Under current law, the burden is shifted to the U.S. Food and Drug Administration
(FDA) to prove products unsafe before they can be withdrawn from the market. Commercial
herbal medicine preparations may have unpredictable pharmacologic effects resulting
from inaccurate labeling, misidentified plants, adulterants, natural potency variations,
and unstandardized processing methods.
In this chapter, we discuss the preoperative assessment and management
of patients who use herbal medicines and examine nine herbal medicines that have
the greatest impact on perioperative patient care: echinacea, ephedra, garlic, ginkgo
biloba, ginseng, kava, saw palmetto, St. John's wort, and valerian ( Table
15-2
). These nine account for 50% of the herbal medicines sold in the
United States[9]
( Table
15-3
). Print and Internet resources for additional information on herbal
medicines are provided in Table 15-4
.
Preoperative Assessment and Management
The preoperative assessment should address the use of herbal medicines
(see Chapter 25
). More than
70% of patients are not forthcoming about their herbal medicine use during routine
preoperative assessment.[5]
When a positive history
of herbal medicine use is obtained, one of five patients is unable to properly identify
the preparation being taken.[13]
Patients should
be asked to bring their herbal medicines and other dietary supplements with them
at the time of the preoperative evaluation. A positive history of herbal medicine
use should also prompt anesthesiologists to suspect the presence of undiagnosed disorders
causing symptoms leading to self-medication. Patients who use herbal medicines may
be more likely than those who do not to avoid conventional diagnosis and therapy.
[14]
Herbal medicines should be discontinued preoperatively. When
pharmacokinetic data for the active constituents in an herbal medication are available,
the timeframe for preoperative discontinuation can be tailored. For other herbal
medicines, 2 weeks is recommended.[15]
However,
because many patients require nonelective surgery, are not evaluated until the day
of surgery, or are noncompliant with instructions to discontinue herbal medications
preoperatively in clinical practice, they may take herbal medicines until the day
of surgery. In this common situation, anesthesia can usually proceed safely at the
discretion of the anesthesiologist, who should be familiar with commonly used herbal
medicines to avoid or recognize and treat complications that may arise. For instance,
recent use of herbal medicines that inhibit platelet function (e.g., garlic, ginseng,
ginkgo biloba) may warrant specific strategies in the face of procedures with substantial
intraoperative blood loss (e.g., platelet transfusion) and those that alter the risk-benefit
ratio of using certain anesthetic techniques (e.g., neuraxial blockade).

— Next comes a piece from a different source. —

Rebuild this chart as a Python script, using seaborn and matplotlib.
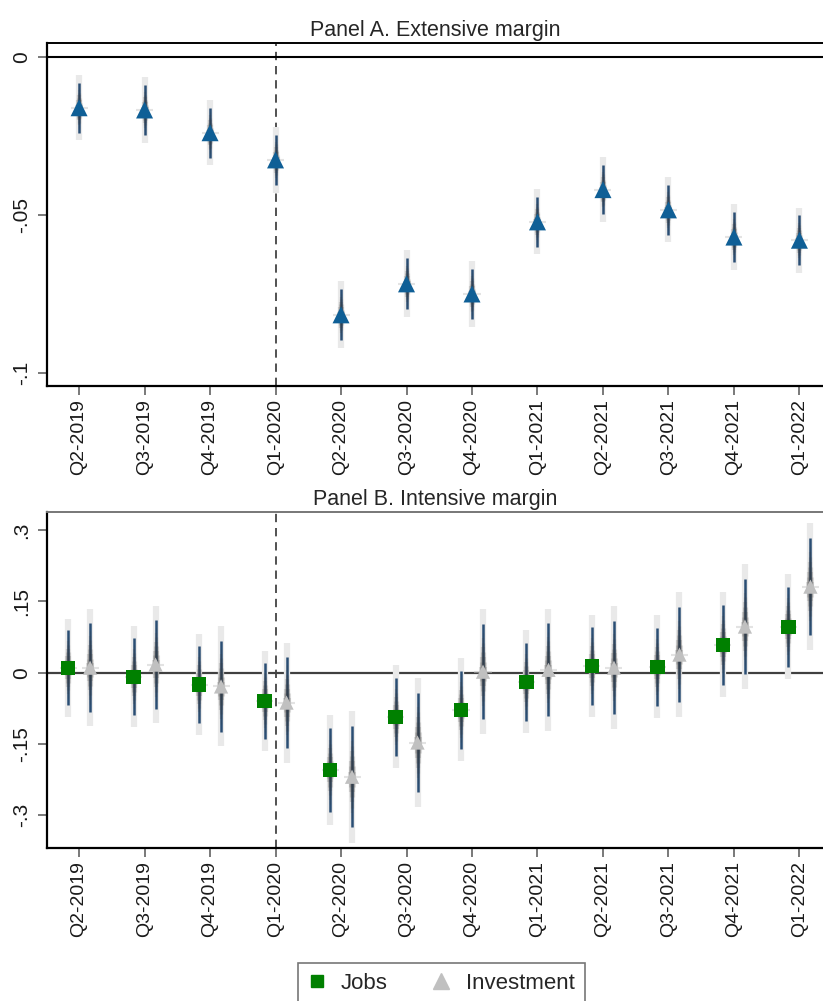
import numpy as np
import pandas as pd
import matplotlib
matplotlib.use("Agg")
import matplotlib.pyplot as plt
from matplotlib.lines import Line2D
import seaborn as sns

# quarters on the x axis
quarters = ["Q2-2019", "Q3-2019", "Q4-2019", "Q1-2020", "Q2-2020", "Q3-2020",
            "Q4-2020", "Q1-2021", "Q2-2021", "Q3-2021", "Q4-2021", "Q1-2022"]

# Panel A: extensive margin (point estimate, standard error)
ext_coef = [-0.0161, -0.0168, -0.0240, -0.0326, -0.0816, -0.0718,
            -0.0750, -0.0522, -0.0420, -0.0484, -0.0570, -0.0580]
ext_se = [0.0040, 0.0040, 0.0040, 0.0041, 0.0041, 0.0041,
          0.0041, 0.0040, 0.0040, 0.0040, 0.0040, 0.0040]

# Panel B: intensive margin
jobs_coef = [0.0105, -0.0084, -0.0250, -0.0590, -0.2040, -0.0926,
             -0.0780, -0.0190, 0.0140, 0.0126, 0.0590, 0.0968]
jobs_se = [0.040, 0.041, 0.041, 0.041, 0.045, 0.042,
           0.042, 0.042, 0.042, 0.042, 0.043, 0.043]
inv_coef = [0.0105, 0.0170, -0.0290, -0.0630, -0.2190, -0.1470,
            0.0020, 0.0060, 0.0105, 0.0380, 0.0970, 0.1810]
inv_se = [0.048, 0.048, 0.049, 0.049, 0.054, 0.053,
          0.051, 0.050, 0.050, 0.051, 0.051, 0.052]

ya_ticks = [0, -0.05, -0.1]
ya_labels = ["0", "-.05", "-.1"]
yb_ticks = [0.3, 0.15, 0, -0.15, -0.3]
yb_labels = [".3", ".15", "0", "-.15", "-.3"]

sns.set_style("white")
plt.rcParams["font.family"] = ["Liberation Sans", "DejaVu Sans"]

CI_LIGHT = "#e9e9e9"
CI_DARK = "#2a4e74"
SPINDLE = "#3a3a3a"


def draw_ci(ax, x, y, se):
    """Outer 99% band, inner 95% line and a tapered spindle around the estimate."""
    x = np.asarray(x, dtype=float)
    y = np.asarray(y, dtype=float)
    se = np.asarray(se, dtype=float)
    ax.vlines(x, y - 2.576 * se, y + 2.576 * se, color=CI_LIGHT, lw=4.5, zorder=1)
    ax.vlines(x, y - 1.96 * se, y + 1.96 * se, color=CI_DARK, lw=1.8, zorder=2)
    for k in np.linspace(0.2, 1.6, 8):
        ax.vlines(x, y - k * se, y + k * se, color=SPINDLE,
                  lw=6.5 * (1 - k / 1.9), alpha=0.15, zorder=2)
    ax.hlines(y, x - 0.13, x + 0.13, color="#c8c8c8", lw=1.5, alpha=0.5, zorder=2)


def style_axis(ax, yticks, ylabels, ylim, top_color):
    ax.set_xlim(-0.49, 11.36)
    ax.set_ylim(*ylim)
    ax.set_xticks(range(len(quarters)))
    ax.set_xticklabels(quarters, rotation=90, fontsize=14, color="#1a1a1a")
    ax.set_yticks(yticks)
    ax.set_yticklabels(ylabels, rotation=90, va="center", fontsize=15, color="#1a1a1a")
    ax.tick_params(axis="both", direction="out", length=6.5, width=1.1, color="#555555",
                   bottom=True, left=True)
    ax.tick_params(axis="x", pad=3)
    ax.tick_params(axis="y", pad=5)
    for side in ["left", "bottom"]:
        ax.spines[side].set_color("black")
        ax.spines[side].set_linewidth(1.6)
    ax.spines["top"].set_color(top_color)
    ax.spines["top"].set_linewidth(1.4)
    ax.spines["right"].set_visible(False)
    ax.axvline(3, color="#333333", ls=(0, (5, 3.5)), lw=1.2, zorder=0)
    ax.set_xlabel("")
    ax.set_ylabel("")


fig = plt.figure(figsize=(8.23, 10.01), dpi=100)
ax_a = fig.add_axes([0.0571, 0.6144, 0.9429, 0.3427])
ax_b = fig.add_axes([0.0571, 0.1528, 0.9429, 0.3357])

# Panel A
pos = np.arange(len(quarters))
df_a = pd.DataFrame({"x": pos, "coef": ext_coef})
ax_a.axhline(0, color="black", lw=1.5, zorder=1)
draw_ci(ax_a, pos, ext_coef, ext_se)
sns.scatterplot(data=df_a, x="x", y="coef", marker="^", s=150, color="#0f5f96",
                edgecolor="none", zorder=4, ax=ax_a, legend=False)
style_axis(ax_a, ya_ticks, ya_labels, (-0.1041, 0.0044), "black")
ax_a.set_title("Panel A. Extensive margin", fontsize=15.5, pad=5)

# Panel B
off = 0.168
df_b = pd.DataFrame({
    "x": np.concatenate([pos - off, pos + off]),
    "coef": jobs_coef + inv_coef,
    "series": ["Jobs"] * len(pos) + ["Investment"] * len(pos),
})
ax_b.axhline(0, color="#404040", lw=1.6, zorder=1)
draw_ci(ax_b, pos - off, jobs_coef, jobs_se)
draw_ci(ax_b, pos + off, inv_coef, inv_se)
sns.scatterplot(data=df_b, x="x", y="coef", hue="series", style="series",
                markers={"Jobs": "s", "Investment": "^"},
                palette={"Jobs": "#008000", "Investment": "#c0c0c0"},
                s=105, edgecolor="none", zorder=4, ax=ax_b, legend=False)
style_axis(ax_b, yb_ticks, yb_labels, (-0.369, 0.338), "#777777")
ax_b.set_title("Panel B. Intensive margin", fontsize=15.5, pad=5)

handles = [
    Line2D([], [], marker="s", color="#008000", ls="none", markersize=8),
    Line2D([], [], marker="^", color="#c0c0c0", ls="none", markersize=11),
]
leg = fig.legend(handles, ["Jobs", "Investment"], loc="upper center",
                 bbox_to_anchor=(0.536, 0.038), borderaxespad=0, ncol=2,
                 fontsize=16, frameon=True, fancybox=False, handletextpad=0.7,
                 columnspacing=2.0, borderpad=0.45, handlelength=0.8)
leg.get_frame().set_edgecolor("#555555")
leg.get_frame().set_linewidth(1.2)

fig.savefig("out.png", dpi=100)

Preoperative discontinuation of all herbal medicines may not eliminate
complications related to their use. Withdrawal of regular medications is associated
with increased morbidity and mortality after surgery.[16]
In alcoholics, preoperative abstinence may result in poorer postoperative outcome
than continued preoperative drinking.[17]
The danger
of abstinence after long-term use may be similar with herbal medicines such as valerian,
which has the potential to produce acute withdrawal after long-term use.